Ferrari may have dominated last Sunday's Spanish Grand Prix, but after Michael Schumacher's 36 second victory, team principal Jean Todt rejected suggestions that Ferrari was lucky following two mechanical problems in the run-up to the race. The...
Ferrari may have dominated last Sunday's Spanish Grand Prix, but after Michael Schumacher's 36 second victory, team principal Jean Todt rejected suggestions that Ferrari was lucky following two mechanical problems in the run-up to the race.
The first had occurred during the morning warm-up, when Michael Schumacher stopped on the circuit with a hydraulic problem, forcing him to take the team's spare or T-car. The second problem, electronic, prevented Rubens Barrichello from taking the start, causing his fourth retirement of the year.

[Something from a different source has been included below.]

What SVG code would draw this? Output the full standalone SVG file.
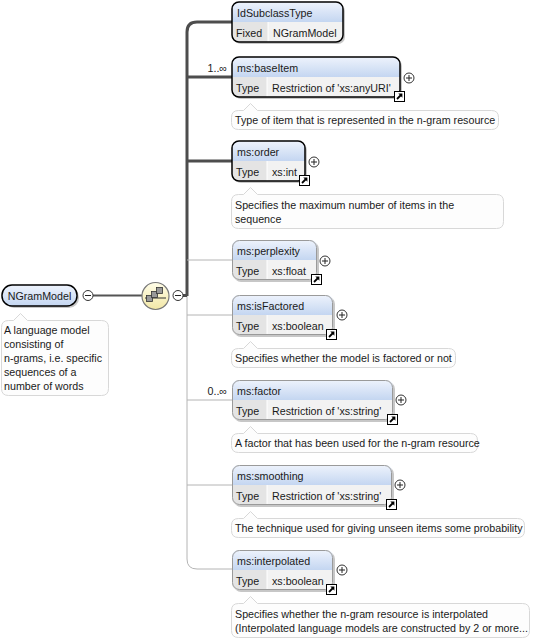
<svg xmlns="http://www.w3.org/2000/svg" width="554" height="640" viewBox="0 0 554 640">
<style>
.t{font-family:"Liberation Sans",Arial,sans-serif;font-size:10.7px;fill:#1a1a1a}
.hdr{fill:url(#hg)}
.body{fill:#f2f2f2}
.cell{fill:#e4e4e4}
.div{stroke:#fff;stroke-width:1}
.sh{fill:#000;opacity:0.22}
.req{fill:none;stroke:#000;stroke-width:1.5}
.opt{fill:none;stroke:#9a9a9a;stroke-width:1}
.doc{fill:#fdfdfd;stroke:#d8d8d8;stroke-width:1}
.thick{fill:none;stroke:#4d4d4d;stroke-width:3}
.thin{fill:none;stroke:#b4b4b4;stroke-width:1}
.btn{fill:#fff;stroke:#333;stroke-width:1}
.sign{stroke:#222;stroke-width:1}
</style>
<defs>
<linearGradient id="hg" x1="0" y1="0" x2="0" y2="1">
<stop offset="0" stop-color="#eef3fc"/>
<stop offset="1" stop-color="#c4d6f1"/>
</linearGradient>
<linearGradient id="yg" x1="0" y1="0" x2="0" y2="1">
<stop offset="0" stop-color="#fffde8"/>
<stop offset="1" stop-color="#f2e7a6"/>
</linearGradient>
<g id="plus"><circle r="5" class="btn"/><path d="M-3,0H3M0,-3V3" class="sign"/></g>
<g id="minus"><circle r="5" class="btn"/><path d="M-3,0H3" class="sign"/></g>
<g id="link"><rect x="0.5" y="0.5" width="10" height="10" fill="#fff" stroke="#000"/><path d="M3,8 L7,4" stroke="#000" stroke-width="1.8"/><path d="M4.3,2.6 L8.4,2.6 L8.4,6.7 Z" fill="#000"/></g>
</defs>

<g id="connectors">
<path class="thick" d="M232,22 H197 Q187,22 187,32 V296"/>
<path class="thick" d="M187,77 H232"/>
<path class="thick" d="M187,161 H232"/>
<path class="thin" d="M187,296 V559 Q187,569 197,569 H232"/>
<path class="thin" d="M187,260 H232"/>
<path class="thin" d="M187,315 H232"/>
<path class="thin" d="M187,400 H232"/>
<path class="thin" d="M187,485 H232"/>
<path d="M93,295.5 H142" stroke="#555" stroke-width="2"/>
<path d="M183,295.5 H187" stroke="#4d4d4d" stroke-width="3"/>
<text class="t" x="227" y="72" text-anchor="end">1..∞</text>
<text class="t" x="227" y="395" text-anchor="end">0..∞</text>
</g>

<g id="n-NGramModel">
<rect x="4" y="287" width="75" height="21" rx="10" class="sh"/>
<rect x="2" y="285" width="75" height="21" rx="10" class="hdr"/>
<rect x="2" y="285" width="75" height="21" rx="10" class="req"/>
<text class="t" x="39.5" y="299.5" text-anchor="middle">NGramModel</text>
<use href="#minus" x="88" y="295.5"/>
<path class="doc" d="M8.5,320.5 H13.5 L20.5,313.5 L27.5,320.5 H101.5 Q108.5,320.5 108.5,327.5 V388.5 Q108.5,395.5 101.5,395.5 H8.5 Q1.5,395.5 1.5,388.5 V327.5 Q1.5,320.5 8.5,320.5 Z"/>
<text class="t" x="4" y="334">A language model</text>
<text class="t" x="4" y="348">consisting of</text>
<text class="t" x="4" y="362">n-grams, i.e. specific</text>
<text class="t" x="4" y="376">sequences of a</text>
<text class="t" x="4" y="390">number of words</text>
</g>

<g id="n-sequence">
<circle cx="155.5" cy="296" r="13.5" fill="url(#yg)" stroke="#777" stroke-width="1.2"/>
<path d="M145,298 H166" stroke="#333" stroke-width="1"/>
<rect x="146.5" y="295.5" width="6" height="6" fill="#999" stroke="#333" stroke-width="0.8"/>
<rect x="151.5" y="291.5" width="6" height="6" fill="#999" stroke="#333" stroke-width="0.8"/>
<rect x="156.5" y="287.5" width="6" height="6" fill="#999" stroke="#333" stroke-width="0.8"/>
<use href="#minus" x="178" y="295.5"/>
</g>

<g id="n-IdSubclassType">
<rect x="234" y="4" width="111" height="40" rx="7" class="sh"/>
<rect x="232" y="2" width="111" height="40" rx="7" class="body"/>
<path class="hdr" d="M232,22 V9 Q232,2 239,2 H336 Q343,2 343,9 V22 Z"/>
<path class="cell" d="M232,22 H268 V42 H239 Q232,42 232,35 Z"/>
<path class="div" d="M268,22 V42"/>
<rect x="232" y="2" width="111" height="40" rx="7" class="req"/>
<text class="t" x="237" y="17">IdSubclassType</text>
<text class="t" x="236" y="37">Fixed</text>
<text class="t" x="273" y="37">NGramModel</text>
</g>

<g id="n-baseItem">
<rect x="234" y="59" width="168" height="40" rx="7" class="sh"/>
<rect x="232" y="57" width="168" height="40" rx="7" class="body"/>
<path class="hdr" d="M232,77 V64 Q232,57 239,57 H393 Q400,57 400,64 V77 Z"/>
<path class="cell" d="M232,77 H267 V97 H239 Q232,97 232,90 Z"/>
<path class="div" d="M267,77 V97"/>
<rect x="232" y="57" width="168" height="40" rx="7" class="req"/>
<text class="t" x="237" y="72">ms:baseItem</text>
<text class="t" x="236" y="92">Type</text>
<text class="t" x="272" y="92">Restriction of 'xs:anyURI'</text>
<use href="#plus" x="409" y="78"/>
<use href="#link" x="394" y="91"/>
<path class="doc" d="M238.5,110.5 H243.5 L250.5,103.5 L257.5,110.5 H491.5 Q498.5,110.5 498.5,117.5 V122.5 Q498.5,129.5 491.5,129.5 H238.5 Q231.5,129.5 231.5,122.5 V117.5 Q231.5,110.5 238.5,110.5 Z"/>
<text class="t" x="235" y="124">Type of item that is represented in the n-gram resource</text>
</g>

<g id="n-order">
<rect x="234" y="143" width="73" height="40" rx="7" class="sh"/>
<rect x="232" y="141" width="73" height="40" rx="7" class="body"/>
<path class="hdr" d="M232,161 V148 Q232,141 239,141 H298 Q305,141 305,148 V161 Z"/>
<path class="cell" d="M232,161 H267 V181 H239 Q232,181 232,174 Z"/>
<path class="div" d="M267,161 V181"/>
<rect x="232" y="141" width="73" height="40" rx="7" class="req"/>
<text class="t" x="237" y="156">ms:order</text>
<text class="t" x="236" y="176">Type</text>
<text class="t" x="272" y="176">xs:int</text>
<use href="#plus" x="314" y="162"/>
<use href="#link" x="299" y="175"/>
<path class="doc" d="M238.5,194.5 H243.5 L250.5,187.5 L257.5,194.5 H496.5 Q503.5,194.5 503.5,201.5 V221.5 Q503.5,228.5 496.5,228.5 H238.5 Q231.5,228.5 231.5,221.5 V201.5 Q231.5,194.5 238.5,194.5 Z"/>
<text class="t" x="235" y="209">Specifies the maximum number of items in the</text>
<text class="t" x="235" y="223">sequence</text>
</g>

<g id="n-perplexity">
<rect x="234" y="242" width="85" height="40" rx="7" class="sh"/>
<rect x="232" y="240" width="85" height="40" rx="7" class="body"/>
<path class="hdr" d="M232,260 V247 Q232,240 239,240 H310 Q317,240 317,247 V260 Z"/>
<path class="cell" d="M232,260 H267 V280 H239 Q232,280 232,273 Z"/>
<path class="div" d="M267,260 V280"/>
<rect x="232.5" y="240.5" width="84" height="39" rx="7" class="opt"/>
<text class="t" x="237" y="255">ms:perplexity</text>
<text class="t" x="236" y="275">Type</text>
<text class="t" x="272" y="275">xs:float</text>
<use href="#plus" x="325" y="261"/>
<use href="#link" x="311" y="274"/>
</g>

<g id="n-isFactored">
<rect x="234" y="297" width="101" height="40" rx="7" class="sh"/>
<rect x="232" y="295" width="101" height="40" rx="7" class="body"/>
<path class="hdr" d="M232,315 V302 Q232,295 239,295 H326 Q333,295 333,302 V315 Z"/>
<path class="cell" d="M232,315 H267 V335 H239 Q232,335 232,328 Z"/>
<path class="div" d="M267,315 V335"/>
<rect x="232.5" y="295.5" width="100" height="39" rx="7" class="opt"/>
<text class="t" x="237" y="310">ms:isFactored</text>
<text class="t" x="236" y="330">Type</text>
<text class="t" x="272" y="330">xs:boolean</text>
<use href="#plus" x="342" y="315"/>
<use href="#link" x="326" y="329"/>
<path class="doc" d="M238.5,348.5 H243.5 L250.5,341.5 L257.5,348.5 H448.5 Q455.5,348.5 455.5,355.5 V360.5 Q455.5,367.5 448.5,367.5 H238.5 Q231.5,367.5 231.5,360.5 V355.5 Q231.5,348.5 238.5,348.5 Z"/>
<text class="t" x="235" y="362">Specifies whether the model is factored or not</text>
</g>

<g id="n-factor">
<rect x="234" y="382" width="161" height="40" rx="7" class="sh"/>
<rect x="232" y="380" width="161" height="40" rx="7" class="body"/>
<path class="hdr" d="M232,400 V387 Q232,380 239,380 H386 Q393,380 393,387 V400 Z"/>
<path class="cell" d="M232,400 H267 V420 H239 Q232,420 232,413 Z"/>
<path class="div" d="M267,400 V420"/>
<rect x="232.5" y="380.5" width="160" height="39" rx="7" class="opt"/>
<text class="t" x="237" y="395">ms:factor</text>
<text class="t" x="236" y="415">Type</text>
<text class="t" x="272" y="415">Restriction of 'xs:string'</text>
<use href="#plus" x="401" y="400"/>
<use href="#link" x="387" y="414"/>
<path class="doc" d="M238.5,433.5 H243.5 L250.5,426.5 L257.5,433.5 H470.5 Q477.5,433.5 477.5,440.5 V445.5 Q477.5,452.5 470.5,452.5 H238.5 Q231.5,452.5 231.5,445.5 V440.5 Q231.5,433.5 238.5,433.5 Z"/>
<text class="t" x="235" y="447">A factor that has been used for the n-gram resource</text>
</g>

<g id="n-smoothing">
<rect x="234" y="467" width="160" height="40" rx="7" class="sh"/>
<rect x="232" y="465" width="160" height="40" rx="7" class="body"/>
<path class="hdr" d="M232,485 V472 Q232,465 239,465 H385 Q392,465 392,472 V485 Z"/>
<path class="cell" d="M232,485 H267 V505 H239 Q232,505 232,498 Z"/>
<path class="div" d="M267,485 V505"/>
<rect x="232.5" y="465.5" width="159" height="39" rx="7" class="opt"/>
<text class="t" x="237" y="480">ms:smoothing</text>
<text class="t" x="236" y="500">Type</text>
<text class="t" x="272" y="500">Restriction of 'xs:string'</text>
<use href="#plus" x="400" y="485"/>
<use href="#link" x="386" y="499"/>
<path class="doc" d="M238.5,518.5 H243.5 L250.5,511.5 L257.5,518.5 H517.5 Q524.5,518.5 524.5,525.5 V530.5 Q524.5,537.5 517.5,537.5 H238.5 Q231.5,537.5 231.5,530.5 V525.5 Q231.5,518.5 238.5,518.5 Z"/>
<text class="t" x="235" y="532">The technique used for giving unseen items some probability</text>
</g>

<g id="n-interpolated">
<rect x="234" y="552" width="101" height="40" rx="7" class="sh"/>
<rect x="232" y="550" width="101" height="40" rx="7" class="body"/>
<path class="hdr" d="M232,570 V557 Q232,550 239,550 H326 Q333,550 333,557 V570 Z"/>
<path class="cell" d="M232,570 H267 V590 H239 Q232,590 232,583 Z"/>
<path class="div" d="M267,570 V590"/>
<rect x="232.5" y="550.5" width="100" height="39" rx="7" class="opt"/>
<text class="t" x="237" y="565">ms:interpolated</text>
<text class="t" x="236" y="585">Type</text>
<text class="t" x="272" y="585">xs:boolean</text>
<use href="#plus" x="342" y="570"/>
<use href="#link" x="326" y="584"/>
<path class="doc" d="M238.5,603.5 H243.5 L250.5,596.5 L257.5,603.5 H522.5 Q529.5,603.5 529.5,610.5 V630.5 Q529.5,637.5 522.5,637.5 H238.5 Q231.5,637.5 231.5,630.5 V610.5 Q231.5,603.5 238.5,603.5 Z"/>
<text class="t" x="235" y="618">Specifies whether the n-gram resource is interpolated</text>
<text class="t" x="235" y="632">(Interpolated language models are constructed by 2 or more...</text>
</g>
</svg>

Todt's reaction emphasized the team's focus. "The warm-up is when you discover the problems," he said, "and what happened to Rubens was unlucky. Definitely, we weren't 100 per cent on top and we have to work to be more on top."
But he rejected appreciation that Schumacher had won in the spare car. "The T-car, what is the T-car? What does it mean? It's just that you have to give a name to the car, but it's exactly the same as the others. It ran in the morning. There's no magic to this, just hard work."
Todt certainly isn't complacent, even when his cars are a second a lap quicker than the competition. "Yes, it is impressive. Everything came together to make us extremely competitive. In one Grand Prix out of 17, it is the ultimate machine. We've already had four in which things have gone relatively well but there are still another 12 to go and we will judge it at the end of the season. It's a bit early to say now. Yes, there's great satisfaction, great relief as we have after each race which has gone well and we are happy until tomorrow morning."
But he also revealed a certain amount of anxiety, even in these days of domination. "One is anxious during races, and we work between Grands Prix. There was worry at the start of the Spanish Grand Prix, but also throughout the 65 laps because in spite of Ferrari's great domination we were aware that if we didn't have reliability, whatever the performance of the F2002, we wouldn't score points. I admit that it was with great relief when we saw Michael and his Ferrari cross the start/finish line.
"It's true that it was a relatively easy race where the combination of car, engine, tyres and driver worked in the right direction and were basically unbeatable."
As ever, Todt paid tribute to his team of engineers with the usual message that there are other very talented people working for the opposition. Asked whether he ever imagined that Ferrari could design and construct a car that would be quite so far ahead of the competition, he replied "No. The imagination comes from the people in the team, who also have great talent and a lot of determination, who are capable of conceiving a winning car. They're not the only ones, so we must concentrate on the continuation of the championship and what is required to remain in front."
Asked if he himself has a life, he admits it's not quite what he wants. "Not sufficiently a life for my taste," he emphasizes, "but it's the choice one makes. When you chose to do a difficult job, then you have to do that job and to do it well takes time."
But he does admit that we are enjoying an extraordinary era in motor racing history but it is not one to savour now. "Sure, it may be the case that this is an amazing time in motor sport, but we will only appreciate it later. When we are retired, we hopefully have time to enjoy if, if we are still living."
For now, the work continues. "We are testing this week in Fiorano, Mugello and Monza." Luciano Burti will be testing for three days in Monza in the old car, Luca Badoer will be out on Tuesday and Wednesday at Fiorano, and Rubens Barrichello will spend Thursday and Friday at Mugello. "We need to test," - concludes Todt - "everybody's testing."